======== Information shown ========

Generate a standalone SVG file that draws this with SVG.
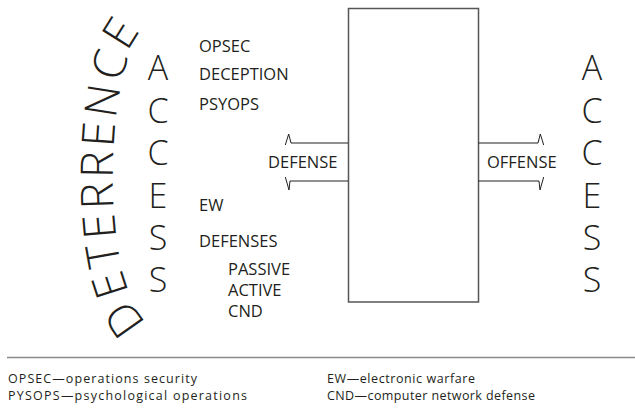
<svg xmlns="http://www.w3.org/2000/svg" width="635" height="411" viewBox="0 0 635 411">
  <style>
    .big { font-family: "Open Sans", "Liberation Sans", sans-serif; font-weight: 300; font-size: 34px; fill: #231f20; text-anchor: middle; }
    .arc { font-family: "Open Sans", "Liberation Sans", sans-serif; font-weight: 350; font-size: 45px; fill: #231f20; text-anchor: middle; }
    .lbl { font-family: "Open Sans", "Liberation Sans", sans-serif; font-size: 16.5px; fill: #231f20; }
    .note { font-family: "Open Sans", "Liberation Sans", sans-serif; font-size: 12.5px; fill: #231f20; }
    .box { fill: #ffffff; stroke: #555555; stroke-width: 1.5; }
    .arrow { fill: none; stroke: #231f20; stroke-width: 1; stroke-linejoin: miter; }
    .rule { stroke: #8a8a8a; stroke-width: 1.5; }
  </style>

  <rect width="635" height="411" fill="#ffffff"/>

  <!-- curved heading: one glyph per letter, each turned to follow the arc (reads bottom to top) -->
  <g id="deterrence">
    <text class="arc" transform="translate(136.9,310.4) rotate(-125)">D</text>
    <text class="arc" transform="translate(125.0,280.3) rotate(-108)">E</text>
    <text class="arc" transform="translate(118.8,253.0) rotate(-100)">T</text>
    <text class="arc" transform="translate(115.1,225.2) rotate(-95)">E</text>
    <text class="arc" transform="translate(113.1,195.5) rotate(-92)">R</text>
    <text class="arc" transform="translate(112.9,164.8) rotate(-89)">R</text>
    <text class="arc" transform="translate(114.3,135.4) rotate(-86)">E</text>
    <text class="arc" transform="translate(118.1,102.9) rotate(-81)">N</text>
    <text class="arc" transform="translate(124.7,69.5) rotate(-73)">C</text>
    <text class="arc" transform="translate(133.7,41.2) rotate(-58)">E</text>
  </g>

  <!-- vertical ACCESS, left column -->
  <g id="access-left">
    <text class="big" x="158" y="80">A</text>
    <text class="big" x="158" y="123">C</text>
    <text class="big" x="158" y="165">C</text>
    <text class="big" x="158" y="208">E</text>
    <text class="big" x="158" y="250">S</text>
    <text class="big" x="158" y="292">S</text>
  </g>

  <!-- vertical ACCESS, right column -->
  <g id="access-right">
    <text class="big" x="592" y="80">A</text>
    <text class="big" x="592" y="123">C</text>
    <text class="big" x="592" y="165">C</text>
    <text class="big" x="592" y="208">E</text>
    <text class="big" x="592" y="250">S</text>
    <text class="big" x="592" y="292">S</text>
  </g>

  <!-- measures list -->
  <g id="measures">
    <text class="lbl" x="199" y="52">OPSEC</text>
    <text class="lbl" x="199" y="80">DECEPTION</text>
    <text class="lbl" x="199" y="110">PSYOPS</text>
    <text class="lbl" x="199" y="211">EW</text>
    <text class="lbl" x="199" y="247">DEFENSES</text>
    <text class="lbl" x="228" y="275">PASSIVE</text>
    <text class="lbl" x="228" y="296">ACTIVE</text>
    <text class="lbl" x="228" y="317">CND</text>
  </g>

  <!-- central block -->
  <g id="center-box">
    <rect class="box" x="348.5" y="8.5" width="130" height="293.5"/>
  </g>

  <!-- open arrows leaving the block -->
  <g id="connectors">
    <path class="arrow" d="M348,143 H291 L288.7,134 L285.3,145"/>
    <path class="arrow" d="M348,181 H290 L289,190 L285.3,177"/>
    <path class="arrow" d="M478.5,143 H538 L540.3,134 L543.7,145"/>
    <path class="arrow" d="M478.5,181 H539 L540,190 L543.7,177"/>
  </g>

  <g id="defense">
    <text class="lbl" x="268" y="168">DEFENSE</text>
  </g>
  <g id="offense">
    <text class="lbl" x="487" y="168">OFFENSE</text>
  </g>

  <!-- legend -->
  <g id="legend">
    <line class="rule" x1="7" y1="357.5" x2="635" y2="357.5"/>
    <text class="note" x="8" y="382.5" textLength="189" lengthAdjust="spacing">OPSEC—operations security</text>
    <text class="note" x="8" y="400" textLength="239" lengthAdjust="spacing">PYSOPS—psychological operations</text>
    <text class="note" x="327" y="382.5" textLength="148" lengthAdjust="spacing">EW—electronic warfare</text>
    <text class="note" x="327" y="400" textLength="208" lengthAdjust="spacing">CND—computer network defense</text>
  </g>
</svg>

========

- **Exercise details**
Pictures are to be left out; repeat all the remaining data exactly.

- **Task solution**
Generate a standalone SVG file that draws this with SVG.
<svg xmlns="http://www.w3.org/2000/svg" width="635" height="411" viewBox="0 0 635 411">
  <style>
    .big { font-family: "Open Sans", "Liberation Sans", sans-serif; font-weight: 300; font-size: 34px; fill: #231f20; text-anchor: middle; }
    .arc { font-family: "Open Sans", "Liberation Sans", sans-serif; font-weight: 350; font-size: 45px; fill: #231f20; text-anchor: middle; }
    .lbl { font-family: "Open Sans", "Liberation Sans", sans-serif; font-size: 16.5px; fill: #231f20; }
    .note { font-family: "Open Sans", "Liberation Sans", sans-serif; font-size: 12.5px; fill: #231f20; }
    .box { fill: #ffffff; stroke: #555555; stroke-width: 1.5; }
    .arrow { fill: none; stroke: #231f20; stroke-width: 1; stroke-linejoin: miter; }
    .rule { stroke: #8a8a8a; stroke-width: 1.5; }
  </style>

  <rect width="635" height="411" fill="#ffffff"/>

  <!-- curved heading: one glyph per letter, each turned to follow the arc (reads bottom to top) -->
  <g id="deterrence">
    <text class="arc" transform="translate(136.9,310.4) rotate(-125)">D</text>
    <text class="arc" transform="translate(125.0,280.3) rotate(-108)">E</text>
    <text class="arc" transform="translate(118.8,253.0) rotate(-100)">T</text>
    <text class="arc" transform="translate(115.1,225.2) rotate(-95)">E</text>
    <text class="arc" transform="translate(113.1,195.5) rotate(-92)">R</text>
    <text class="arc" transform="translate(112.9,164.8) rotate(-89)">R</text>
    <text class="arc" transform="translate(114.3,135.4) rotate(-86)">E</text>
    <text class="arc" transform="translate(118.1,102.9) rotate(-81)">N</text>
    <text class="arc" transform="translate(124.7,69.5) rotate(-73)">C</text>
    <text class="arc" transform="translate(133.7,41.2) rotate(-58)">E</text>
  </g>

  <!-- vertical ACCESS, left column -->
  <g id="access-left">
    <text class="big" x="158" y="80">A</text>
    <text class="big" x="158" y="123">C</text>
    <text class="big" x="158" y="165">C</text>
    <text class="big" x="158" y="208">E</text>
    <text class="big" x="158" y="250">S</text>
    <text class="big" x="158" y="292">S</text>
  </g>

  <!-- vertical ACCESS, right column -->
  <g id="access-right">
    <text class="big" x="592" y="80">A</text>
    <text class="big" x="592" y="123">C</text>
    <text class="big" x="592" y="165">C</text>
    <text class="big" x="592" y="208">E</text>
    <text class="big" x="592" y="250">S</text>
    <text class="big" x="592" y="292">S</text>
  </g>

  <!-- measures list -->
  <g id="measures">
    <text class="lbl" x="199" y="52">OPSEC</text>
    <text class="lbl" x="199" y="80">DECEPTION</text>
    <text class="lbl" x="199" y="110">PSYOPS</text>
    <text class="lbl" x="199" y="211">EW</text>
    <text class="lbl" x="199" y="247">DEFENSES</text>
    <text class="lbl" x="228" y="275">PASSIVE</text>
    <text class="lbl" x="228" y="296">ACTIVE</text>
    <text class="lbl" x="228" y="317">CND</text>
  </g>

  <!-- central block -->
  <g id="center-box">
    <rect class="box" x="348.5" y="8.5" width="130" height="293.5"/>
  </g>

  <!-- open arrows leaving the block -->
  <g id="connectors">
    <path class="arrow" d="M348,143 H291 L288.7,134 L285.3,145"/>
    <path class="arrow" d="M348,181 H290 L289,190 L285.3,177"/>
    <path class="arrow" d="M478.5,143 H538 L540.3,134 L543.7,145"/>
    <path class="arrow" d="M478.5,181 H539 L540,190 L543.7,177"/>
  </g>

  <g id="defense">
    <text class="lbl" x="268" y="168">DEFENSE</text>
  </g>
  <g id="offense">
    <text class="lbl" x="487" y="168">OFFENSE</text>
  </g>

  <!-- legend -->
  <g id="legend">
    <line class="rule" x1="7" y1="357.5" x2="635" y2="357.5"/>
    <text class="note" x="8" y="382.5" textLength="189" lengthAdjust="spacing">OPSEC—operations security</text>
    <text class="note" x="8" y="400" textLength="239" lengthAdjust="spacing">PYSOPS—psychological operations</text>
    <text class="note" x="327" y="382.5" textLength="148" lengthAdjust="spacing">EW—electronic warfare</text>
    <text class="note" x="327" y="400" textLength="208" lengthAdjust="spacing">CND—computer network defense</text>
  </g>
</svg>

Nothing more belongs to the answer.